A detective reprimanded for speaking out about a target culture holding back effective police work has resigned from the force.

Johnno Hills handed in his notice to Sussex Police after he voiced his frustration over Government quotas and a mountain of paperwork.

The force said his resignation had been accepted and he has been suspended from duty.

Mr Hills, a training detective constable based in Brighton, said: "I ask myself how much crime I could have prevented if I wasn't chasing easy detections or confined to the station processing mountains of endless paperwork."

He said quota systems set by the Government encouraged officers to choose to take on easy crimes rather than more important jobs.

Mr Hills said: "I'm tired of seeing committed, professional and hardworking officers being made to feel they are not performing if they don't achieve their monthly detections quota.

"I've seen officers competing against each other for the most detections in a month.

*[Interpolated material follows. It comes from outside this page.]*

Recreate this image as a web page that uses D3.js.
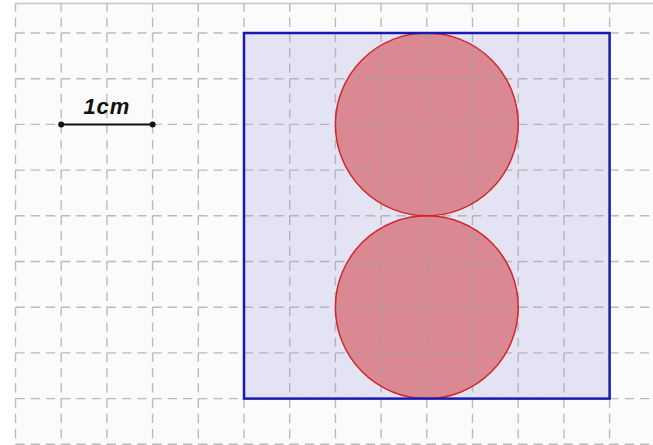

It has become a sport."

He will technically remain a member of the force until his suspension period finishes.

A Sussex Police spokeswoman said it had been made clear to Mr Hills that it was not necessary for him to resign, though there were serious concerns over his comments, made to a national newspaper.

She said: "His determination to pursue these issues as a matter of principle in the way that he is compromises his role as a police officer.

"DC Hills, as a detective in training, is not in a position to comment on matters that relate to national policy.

"Furthermore, police regulations state that officers must maintain political neutrality."

Mr Hills complained that policing had become focused on statistics showing crimes had been solved rather than on preventative work.

Mr Hills said: "I want people to feel safe to walk the streets of our country."

Sussex Police said it was clearing up 50 per cent more than five years ago - the 11th largest increase in England and Wales.

It said this was driven by a 44 per cent increase in detections and added that its current detection rates were the highest on record.

Sussex Police said crimes in Brighton and Hove were below the average for similar areas.

In the past year the burglary rate has fallen by 30 per cent, serious violent crime by 21.7 per cent, robbery by 16.5 per cent and theft by 21.3 per cent.